→ **Task prompt**
Keep the pictures out of the copy and print all the entries below exactly.

Plotting code records:
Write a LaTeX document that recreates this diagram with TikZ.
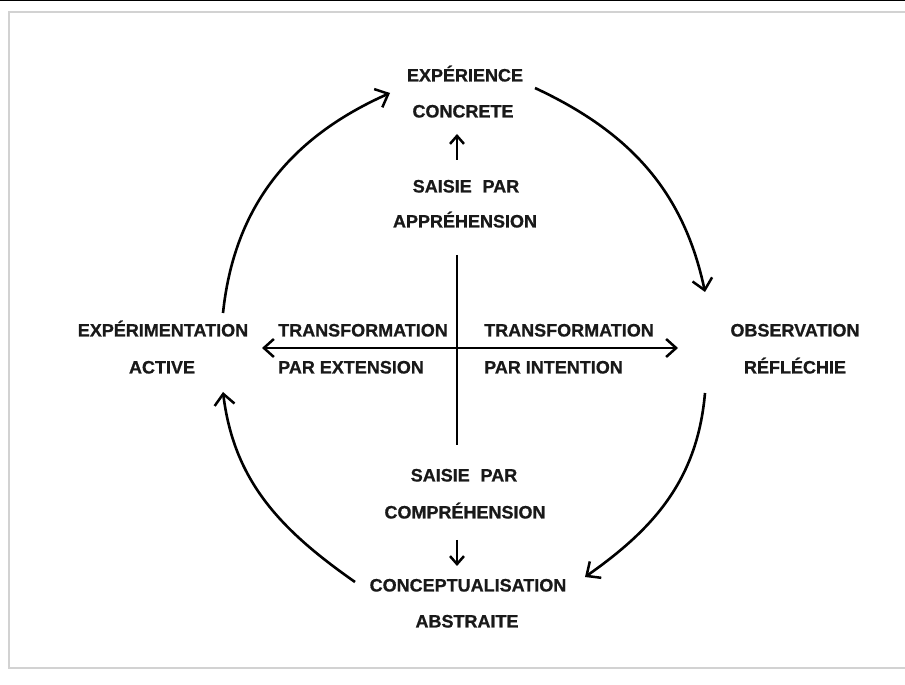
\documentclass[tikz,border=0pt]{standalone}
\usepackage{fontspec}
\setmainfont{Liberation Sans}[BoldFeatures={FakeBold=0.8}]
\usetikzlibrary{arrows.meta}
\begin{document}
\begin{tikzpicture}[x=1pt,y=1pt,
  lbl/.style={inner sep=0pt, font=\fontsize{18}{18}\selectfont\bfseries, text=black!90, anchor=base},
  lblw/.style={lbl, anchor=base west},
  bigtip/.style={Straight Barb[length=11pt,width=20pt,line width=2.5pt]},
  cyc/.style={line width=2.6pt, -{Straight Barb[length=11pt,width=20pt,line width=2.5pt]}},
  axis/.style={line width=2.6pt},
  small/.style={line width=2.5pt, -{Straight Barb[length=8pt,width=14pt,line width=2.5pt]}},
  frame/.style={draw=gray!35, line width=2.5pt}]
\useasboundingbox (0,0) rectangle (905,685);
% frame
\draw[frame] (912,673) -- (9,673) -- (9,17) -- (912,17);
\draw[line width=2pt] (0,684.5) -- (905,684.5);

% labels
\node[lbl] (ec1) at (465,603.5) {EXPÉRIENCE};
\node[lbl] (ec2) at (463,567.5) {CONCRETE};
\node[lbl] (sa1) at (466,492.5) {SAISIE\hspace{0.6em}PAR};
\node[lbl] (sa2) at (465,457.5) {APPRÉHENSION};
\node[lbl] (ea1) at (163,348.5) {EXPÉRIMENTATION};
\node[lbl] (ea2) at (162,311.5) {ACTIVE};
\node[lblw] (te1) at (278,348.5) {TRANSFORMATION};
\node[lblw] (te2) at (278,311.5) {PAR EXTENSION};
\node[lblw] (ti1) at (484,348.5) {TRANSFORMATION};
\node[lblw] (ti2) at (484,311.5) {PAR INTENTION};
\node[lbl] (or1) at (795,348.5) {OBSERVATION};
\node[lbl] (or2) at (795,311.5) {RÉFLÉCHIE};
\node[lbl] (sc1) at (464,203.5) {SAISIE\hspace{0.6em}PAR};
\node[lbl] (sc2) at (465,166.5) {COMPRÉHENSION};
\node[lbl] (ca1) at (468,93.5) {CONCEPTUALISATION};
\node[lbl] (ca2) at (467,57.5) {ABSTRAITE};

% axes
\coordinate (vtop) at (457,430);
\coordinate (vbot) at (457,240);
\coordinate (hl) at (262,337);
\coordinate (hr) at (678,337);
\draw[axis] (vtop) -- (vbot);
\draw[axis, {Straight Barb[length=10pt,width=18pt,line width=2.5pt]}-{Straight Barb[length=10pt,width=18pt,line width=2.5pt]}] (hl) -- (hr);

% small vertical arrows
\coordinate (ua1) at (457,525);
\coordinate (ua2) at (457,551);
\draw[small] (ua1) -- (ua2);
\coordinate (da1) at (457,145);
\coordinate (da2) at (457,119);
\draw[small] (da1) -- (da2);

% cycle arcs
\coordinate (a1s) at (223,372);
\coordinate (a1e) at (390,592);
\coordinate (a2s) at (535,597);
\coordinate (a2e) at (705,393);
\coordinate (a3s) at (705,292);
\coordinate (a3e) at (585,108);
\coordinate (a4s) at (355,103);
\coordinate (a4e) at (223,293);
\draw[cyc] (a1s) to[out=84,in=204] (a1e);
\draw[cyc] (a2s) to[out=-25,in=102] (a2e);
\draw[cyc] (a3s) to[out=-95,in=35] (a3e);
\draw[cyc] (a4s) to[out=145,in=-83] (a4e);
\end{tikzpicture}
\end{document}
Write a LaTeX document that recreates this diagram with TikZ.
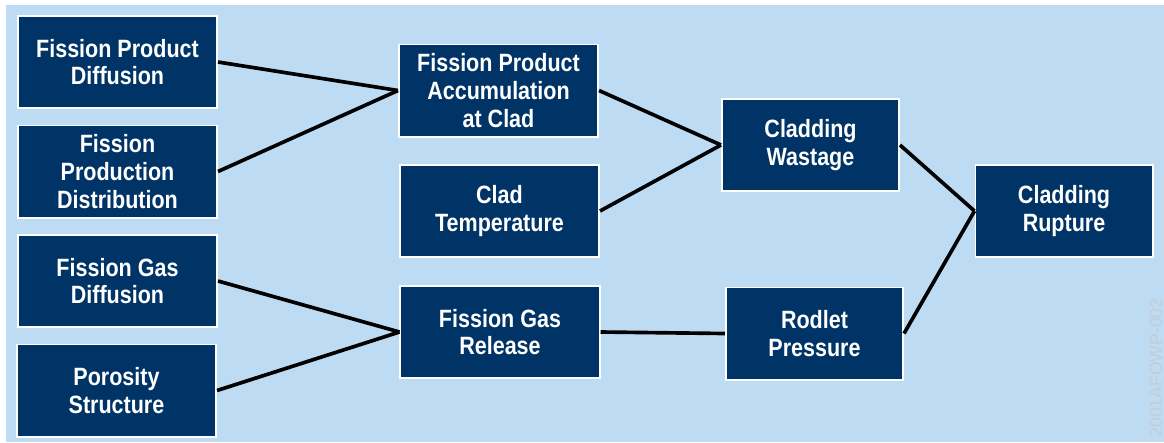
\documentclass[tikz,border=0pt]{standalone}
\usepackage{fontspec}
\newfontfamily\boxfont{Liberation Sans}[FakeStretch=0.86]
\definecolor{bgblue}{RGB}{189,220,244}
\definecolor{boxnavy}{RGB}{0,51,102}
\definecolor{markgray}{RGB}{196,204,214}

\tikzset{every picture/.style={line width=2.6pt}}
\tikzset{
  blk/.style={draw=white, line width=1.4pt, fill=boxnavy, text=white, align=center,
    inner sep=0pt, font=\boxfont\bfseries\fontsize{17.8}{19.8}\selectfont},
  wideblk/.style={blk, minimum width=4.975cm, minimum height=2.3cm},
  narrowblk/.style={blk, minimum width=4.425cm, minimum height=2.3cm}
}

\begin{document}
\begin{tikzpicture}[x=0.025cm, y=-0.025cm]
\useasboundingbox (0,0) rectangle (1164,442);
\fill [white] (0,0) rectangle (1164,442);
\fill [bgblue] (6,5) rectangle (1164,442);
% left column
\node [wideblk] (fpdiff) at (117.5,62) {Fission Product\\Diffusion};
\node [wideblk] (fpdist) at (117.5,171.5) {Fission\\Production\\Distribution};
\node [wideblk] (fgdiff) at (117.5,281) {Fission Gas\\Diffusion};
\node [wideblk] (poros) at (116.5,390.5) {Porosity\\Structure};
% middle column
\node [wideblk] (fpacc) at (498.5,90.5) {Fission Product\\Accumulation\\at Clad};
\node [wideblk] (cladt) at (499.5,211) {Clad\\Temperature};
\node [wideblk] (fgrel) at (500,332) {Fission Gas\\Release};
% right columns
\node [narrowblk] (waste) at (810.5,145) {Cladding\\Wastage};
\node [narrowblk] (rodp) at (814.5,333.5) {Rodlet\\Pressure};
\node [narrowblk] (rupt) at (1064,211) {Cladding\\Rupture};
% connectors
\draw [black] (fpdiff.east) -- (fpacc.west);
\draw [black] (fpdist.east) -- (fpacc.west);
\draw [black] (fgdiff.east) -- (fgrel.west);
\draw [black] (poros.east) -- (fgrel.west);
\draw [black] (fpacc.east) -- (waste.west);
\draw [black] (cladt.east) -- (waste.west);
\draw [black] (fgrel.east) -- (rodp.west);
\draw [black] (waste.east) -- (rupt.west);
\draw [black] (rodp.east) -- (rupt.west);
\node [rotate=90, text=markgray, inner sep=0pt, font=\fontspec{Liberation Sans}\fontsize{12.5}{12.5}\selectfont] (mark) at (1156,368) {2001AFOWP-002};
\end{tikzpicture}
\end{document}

→ **Response to the task**
Write a LaTeX document that recreates this diagram with TikZ.
\documentclass[tikz,border=0pt]{standalone}
\usepackage{fontspec}
\setmainfont{Liberation Sans}[BoldFeatures={FakeBold=0.8}]
\usetikzlibrary{arrows.meta}
\begin{document}
\begin{tikzpicture}[x=1pt,y=1pt,
  lbl/.style={inner sep=0pt, font=\fontsize{18}{18}\selectfont\bfseries, text=black!90, anchor=base},
  lblw/.style={lbl, anchor=base west},
  bigtip/.style={Straight Barb[length=11pt,width=20pt,line width=2.5pt]},
  cyc/.style={line width=2.6pt, -{Straight Barb[length=11pt,width=20pt,line width=2.5pt]}},
  axis/.style={line width=2.6pt},
  small/.style={line width=2.5pt, -{Straight Barb[length=8pt,width=14pt,line width=2.5pt]}},
  frame/.style={draw=gray!35, line width=2.5pt}]
\useasboundingbox (0,0) rectangle (905,685);
% frame
\draw[frame] (912,673) -- (9,673) -- (9,17) -- (912,17);
\draw[line width=2pt] (0,684.5) -- (905,684.5);

% labels
\node[lbl] (ec1) at (465,603.5) {EXPÉRIENCE};
\node[lbl] (ec2) at (463,567.5) {CONCRETE};
\node[lbl] (sa1) at (466,492.5) {SAISIE\hspace{0.6em}PAR};
\node[lbl] (sa2) at (465,457.5) {APPRÉHENSION};
\node[lbl] (ea1) at (163,348.5) {EXPÉRIMENTATION};
\node[lbl] (ea2) at (162,311.5) {ACTIVE};
\node[lblw] (te1) at (278,348.5) {TRANSFORMATION};
\node[lblw] (te2) at (278,311.5) {PAR EXTENSION};
\node[lblw] (ti1) at (484,348.5) {TRANSFORMATION};
\node[lblw] (ti2) at (484,311.5) {PAR INTENTION};
\node[lbl] (or1) at (795,348.5) {OBSERVATION};
\node[lbl] (or2) at (795,311.5) {RÉFLÉCHIE};
\node[lbl] (sc1) at (464,203.5) {SAISIE\hspace{0.6em}PAR};
\node[lbl] (sc2) at (465,166.5) {COMPRÉHENSION};
\node[lbl] (ca1) at (468,93.5) {CONCEPTUALISATION};
\node[lbl] (ca2) at (467,57.5) {ABSTRAITE};

% axes
\coordinate (vtop) at (457,430);
\coordinate (vbot) at (457,240);
\coordinate (hl) at (262,337);
\coordinate (hr) at (678,337);
\draw[axis] (vtop) -- (vbot);
\draw[axis, {Straight Barb[length=10pt,width=18pt,line width=2.5pt]}-{Straight Barb[length=10pt,width=18pt,line width=2.5pt]}] (hl) -- (hr);

% small vertical arrows
\coordinate (ua1) at (457,525);
\coordinate (ua2) at (457,551);
\draw[small] (ua1) -- (ua2);
\coordinate (da1) at (457,145);
\coordinate (da2) at (457,119);
\draw[small] (da1) -- (da2);

% cycle arcs
\coordinate (a1s) at (223,372);
\coordinate (a1e) at (390,592);
\coordinate (a2s) at (535,597);
\coordinate (a2e) at (705,393);
\coordinate (a3s) at (705,292);
\coordinate (a3e) at (585,108);
\coordinate (a4s) at (355,103);
\coordinate (a4e) at (223,293);
\draw[cyc] (a1s) to[out=84,in=204] (a1e);
\draw[cyc] (a2s) to[out=-25,in=102] (a2e);
\draw[cyc] (a3s) to[out=-95,in=35] (a3e);
\draw[cyc] (a4s) to[out=145,in=-83] (a4e);
\end{tikzpicture}
\end{document}
Write a LaTeX document that recreates this diagram with TikZ.
\documentclass[tikz,border=0pt]{standalone}
\usepackage{fontspec}
\newfontfamily\boxfont{Liberation Sans}[FakeStretch=0.86]
\definecolor{bgblue}{RGB}{189,220,244}
\definecolor{boxnavy}{RGB}{0,51,102}
\definecolor{markgray}{RGB}{196,204,214}

\tikzset{every picture/.style={line width=2.6pt}}
\tikzset{
  blk/.style={draw=white, line width=1.4pt, fill=boxnavy, text=white, align=center,
    inner sep=0pt, font=\boxfont\bfseries\fontsize{17.8}{19.8}\selectfont},
  wideblk/.style={blk, minimum width=4.975cm, minimum height=2.3cm},
  narrowblk/.style={blk, minimum width=4.425cm, minimum height=2.3cm}
}

\begin{document}
\begin{tikzpicture}[x=0.025cm, y=-0.025cm]
\useasboundingbox (0,0) rectangle (1164,442);
\fill [white] (0,0) rectangle (1164,442);
\fill [bgblue] (6,5) rectangle (1164,442);
% left column
\node [wideblk] (fpdiff) at (117.5,62) {Fission Product\\Diffusion};
\node [wideblk] (fpdist) at (117.5,171.5) {Fission\\Production\\Distribution};
\node [wideblk] (fgdiff) at (117.5,281) {Fission Gas\\Diffusion};
\node [wideblk] (poros) at (116.5,390.5) {Porosity\\Structure};
% middle column
\node [wideblk] (fpacc) at (498.5,90.5) {Fission Product\\Accumulation\\at Clad};
\node [wideblk] (cladt) at (499.5,211) {Clad\\Temperature};
\node [wideblk] (fgrel) at (500,332) {Fission Gas\\Release};
% right columns
\node [narrowblk] (waste) at (810.5,145) {Cladding\\Wastage};
\node [narrowblk] (rodp) at (814.5,333.5) {Rodlet\\Pressure};
\node [narrowblk] (rupt) at (1064,211) {Cladding\\Rupture};
% connectors
\draw [black] (fpdiff.east) -- (fpacc.west);
\draw [black] (fpdist.east) -- (fpacc.west);
\draw [black] (fgdiff.east) -- (fgrel.west);
\draw [black] (poros.east) -- (fgrel.west);
\draw [black] (fpacc.east) -- (waste.west);
\draw [black] (cladt.east) -- (waste.west);
\draw [black] (fgrel.east) -- (rodp.west);
\draw [black] (waste.east) -- (rupt.west);
\draw [black] (rodp.east) -- (rupt.west);
\node [rotate=90, text=markgray, inner sep=0pt, font=\fontspec{Liberation Sans}\fontsize{12.5}{12.5}\selectfont] (mark) at (1156,368) {2001AFOWP-002};
\end{tikzpicture}
\end{document}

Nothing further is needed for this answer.